Figures speak for themselves. The total value of mutual funds alone decreased from about one billion leva as of December 31 2007 to 673 million leva at end-March to 626.7 million leva as of last week, according to data from the Bulgarian Fund Managers Association.

Statistics show that the bulk of the withdrawals flowed into  banking deposit products. As the tightened purses of international lenders and highly-priced financing have also hit banks, they opted for ‘drawing’ funds locally to influence growth. This decision sent deposit interest rates to an all-time high, much to the delight of small investors.
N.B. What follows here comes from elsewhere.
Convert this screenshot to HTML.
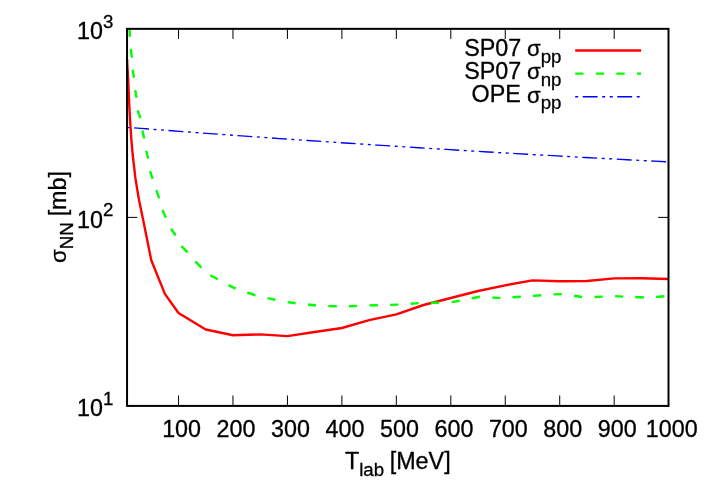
<!DOCTYPE html>
<html><head><meta charset="utf-8"><title>plot</title>
<style>
html,body{margin:0;padding:0;background:#fff;}
svg{display:block;will-change:transform;}
text{font-family:"Liberation Sans",sans-serif;fill:#000;stroke:#000;stroke-width:0.3px;}
</style></head><body>
<svg width="710" height="498" viewBox="0 0 710 498">
<rect x="0" y="0" width="710" height="498" fill="#fff"/>
<defs><clipPath id="c"><rect x="125.04" y="28.85" width="545.46" height="377.07"/></clipPath></defs>

<g fill="none" stroke-linejoin="round" stroke-linecap="butt" clip-path="url(#c)">
<path d="M127.04,59.30 L127.60,70.00 L128.20,80.00 L129.00,100.00 L130.05,120.00 L131.40,140.00 L132.70,155.00 L135.50,178.90 L139.00,200.00 L143.60,222.00 L151.27,260.30 L164.88,293.90 L178.50,313.00 L205.73,329.50 L232.96,335.25 L260.19,334.40 L287.42,336.10 L314.65,332.00 L341.88,328.00 L369.11,320.10 L396.34,314.30 L423.57,305.00 L450.80,298.00 L478.03,291.00 L505.26,285.30 L532.49,280.40 L559.72,281.30 L586.95,281.00 L614.18,278.40 L641.41,278.20 L668.64,279.00" stroke="#ff0000" stroke-width="2.4"/>
<path d="M129.50,28.00 L129.90,36.90 M130.80,49.00 L131.90,57.60 M132.70,69.80 L133.90,77.80 M135.20,90.10 L136.60,97.70 M137.60,110.40 L140.40,118.20 M142.40,130.40 L144.10,138.40 M146.20,150.80 L148.20,158.60 M150.00,171.20 L152.70,178.90 M156.30,190.20 L159.20,198.40 M162.50,209.90 L165.80,217.70 M171.00,228.70 L175.60,235.50 M181.50,246.10 L187.60,252.40 M195.40,261.50 L201.40,267.60 M210.30,275.40 L217.90,279.20 M228.60,285.20 L235.60,288.60 M247.30,292.50 L255.50,295.40 M267.50,298.20 L275.50,299.90 M287.60,302.10 L295.60,303.20 M308.00,304.50 L316.00,305.50 M328.30,306.10 L336.80,306.30 M349.00,306.20 L357.00,305.90 M369.40,305.40 L377.90,305.20 M390.10,304.90 L398.30,304.60 M410.60,303.80 L418.70,303.10 M431.00,302.80 L439.00,302.80 M451.70,302.10 L459.70,300.70 M471.80,298.20 L479.90,296.80 M492.30,297.60 L500.30,297.90 M512.50,297.30 L520.80,296.80 M533.00,295.90 L541.30,295.20 M553.70,294.40 L561.80,294.10 M574.10,295.80 L582.10,297.00 M594.50,297.00 L602.70,296.60 M615.10,296.10 L623.20,296.60 M635.20,297.00 L643.90,297.50 M656.10,297.00 L664.40,296.30" stroke="#00ff00" stroke-width="2.4"/>
<path d="M127.04,127.36 L140.92,128.42 L154.81,129.48 L168.69,130.53 L182.57,131.56 L196.46,132.59 L210.34,133.61 L224.23,134.61 L238.11,135.61 L251.99,136.60 L265.88,137.58 L279.76,138.55 L293.64,139.51 L307.53,140.46 L321.41,141.40 L335.29,142.33 L349.18,143.26 L363.06,144.17 L376.94,145.07 L390.83,145.96 L404.71,146.85 L418.60,147.72 L432.48,148.59 L446.36,149.44 L460.25,150.29 L474.13,151.13 L488.01,151.96 L501.90,152.77 L515.78,153.58 L529.66,154.38 L543.55,155.17 L557.43,155.95 L571.31,156.72 L585.20,157.48 L599.08,158.23 L612.97,158.97 L626.85,159.71 L640.73,160.43 L654.62,161.14 L668.50,161.85" stroke="#0000ff" stroke-width="1.35" stroke-dasharray="14.9 4.6 2.95 4.6 2.95 4.55" stroke-dashoffset="27.5"/>
</g>
<g stroke="#000" stroke-width="1" fill="none">
<path d="M178.50,405.92 V395.47 M178.50,28.85 V38.95"/>
<path d="M232.96,405.92 V395.47 M232.96,28.85 V38.95"/>
<path d="M287.42,405.92 V395.47 M287.42,28.85 V38.95"/>
<path d="M341.88,405.92 V395.47 M341.88,28.85 V38.95"/>
<path d="M396.34,405.92 V395.47 M396.34,28.85 V38.95"/>
<path d="M450.80,405.92 V395.47 M450.80,28.85 V38.95"/>
<path d="M505.26,405.92 V395.47 M505.26,28.85 V38.95"/>
<path d="M559.72,405.92 V395.47 M559.72,28.85 V38.95"/>
<path d="M614.18,405.92 V395.47 M614.18,28.85 V38.95"/>
<path d="M127.04,217.39 H137.34 M668.50,217.39 H658.20"/>
</g>
<rect x="127.04" y="28.85" width="541.46" height="377.07" fill="none" stroke="#000" stroke-width="2"/>
<text transform="translate(181.60,437.00) scale(1.000,1.033)" font-size="23.33" text-anchor="middle">100</text>
<text transform="translate(236.06,437.00) scale(1.000,1.033)" font-size="23.33" text-anchor="middle">200</text>
<text transform="translate(290.52,437.00) scale(1.000,1.033)" font-size="23.33" text-anchor="middle">300</text>
<text transform="translate(344.98,437.00) scale(1.000,1.033)" font-size="23.33" text-anchor="middle">400</text>
<text transform="translate(399.44,437.00) scale(1.000,1.033)" font-size="23.33" text-anchor="middle">500</text>
<text transform="translate(453.90,437.00) scale(1.000,1.033)" font-size="23.33" text-anchor="middle">600</text>
<text transform="translate(508.36,437.00) scale(1.000,1.033)" font-size="23.33" text-anchor="middle">700</text>
<text transform="translate(562.82,437.00) scale(1.000,1.033)" font-size="23.33" text-anchor="middle">800</text>
<text transform="translate(617.28,437.00) scale(1.000,1.033)" font-size="23.33" text-anchor="middle">900</text>
<text transform="translate(671.74,437.00) scale(1.000,1.033)" font-size="23.33" text-anchor="middle">1000</text>
<text transform="translate(77.10,39.20) scale(1.000,1.033)" font-size="23.33">10</text>
<text transform="translate(103.05,27.60) scale(1.000,1.033)" font-size="18.67">3</text>
<text transform="translate(77.10,227.74) scale(1.000,1.033)" font-size="23.33">10</text>
<text transform="translate(103.05,216.14) scale(1.000,1.033)" font-size="18.67">2</text>
<text transform="translate(77.10,416.27) scale(1.000,1.033)" font-size="23.33">10</text>
<text transform="translate(103.05,404.67) scale(1.000,1.033)" font-size="18.67">1</text>
<text transform="translate(344.90,468.90) scale(1.000,1.033)" font-size="23.33">T</text>
<text transform="translate(359.15,475.60)" font-size="18.67">lab</text>
<text transform="translate(389.70,468.90)" font-size="23.33">[MeV]</text>
<text transform="translate(65.85,263.10) rotate(-90) scale(0.950,0.930)" font-size="23.33">σ</text>
<text transform="translate(72.90,249.13) rotate(-90) scale(1.000,1.033)" font-size="18.67">NN</text>
<text transform="translate(65.70,216.36) rotate(-90)" font-size="23.33">[mb]</text>
<text transform="translate(464.20,56.05) scale(1.000,1.033)" font-size="23.33">SP07</text>
<text transform="translate(527.10,56.20) scale(0.950,0.930)" font-size="23.33">σ</text>
<text transform="translate(540.70,63.05)" font-size="18.67">pp</text>
<path d="M575.2,50.50 H641.1" stroke="#ff0000" stroke-width="2.4" fill="none"/>
<text transform="translate(464.20,79.30) scale(1.000,1.033)" font-size="23.33">SP07</text>
<text transform="translate(527.10,79.45) scale(0.950,0.930)" font-size="23.33">σ</text>
<text transform="translate(540.70,86.30)" font-size="18.67">np</text>
<path d="M575.2,73.65 H641.1" stroke="#00ff00" stroke-width="2.4" fill="none" stroke-dasharray="8.3 12.3" stroke-dashoffset="0"/>
<text transform="translate(471.50,102.45) scale(1.000,1.033)" font-size="23.33">OPE</text>
<text transform="translate(527.10,102.60) scale(0.950,0.930)" font-size="23.33">σ</text>
<text transform="translate(540.70,109.45)" font-size="18.67">pp</text>
<path d="M575.2,96.70 H641.1" stroke="#0000ff" stroke-width="1.35" fill="none" stroke-dasharray="14.9 4.6 2.95 4.6 2.95 4.55" stroke-dashoffset="27.05"/>
</svg></body></html>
The trend was reinforced with the offer of greater variety and more flexible deposit products. Next to standard and term deposits, new savings products now allow for the withdrawal of funds at any time, advance withdrawal of interest and zero fee on opening a savings account.

So the strong points of mutual funds - high liquidity and returns – were beaten by the attractive new deposit offerings of banks.

The end result was that the value of deposits grew by 30 per cent on the year to 20 billion leva at end-February, data from the Bulgarian National Bank shows.

Many capital market analysts, however, argue that retail investors would – at the end of the day - lose out on savings migration. In the long run deposits would eventually generate lower return than mutual funds, they said.

While deposits were unlikely to cover even inflation with the average annual interest rate between five and seven per cent, mutual funds would benefit from the expected upswing on the capital market.

Returns on mutual fund investments would be even more pronounced if investors extended their investment horizon past one year. Currently, most investors commit funds for no more than several months, which does not even cover a single investment cycle at the Bulgarian Stock Exchange, analysts said.

Time will tell whether analysts’ forecasts will prove true; nonetheless, banks are the winner of the day both on the borrowing and lending side for now.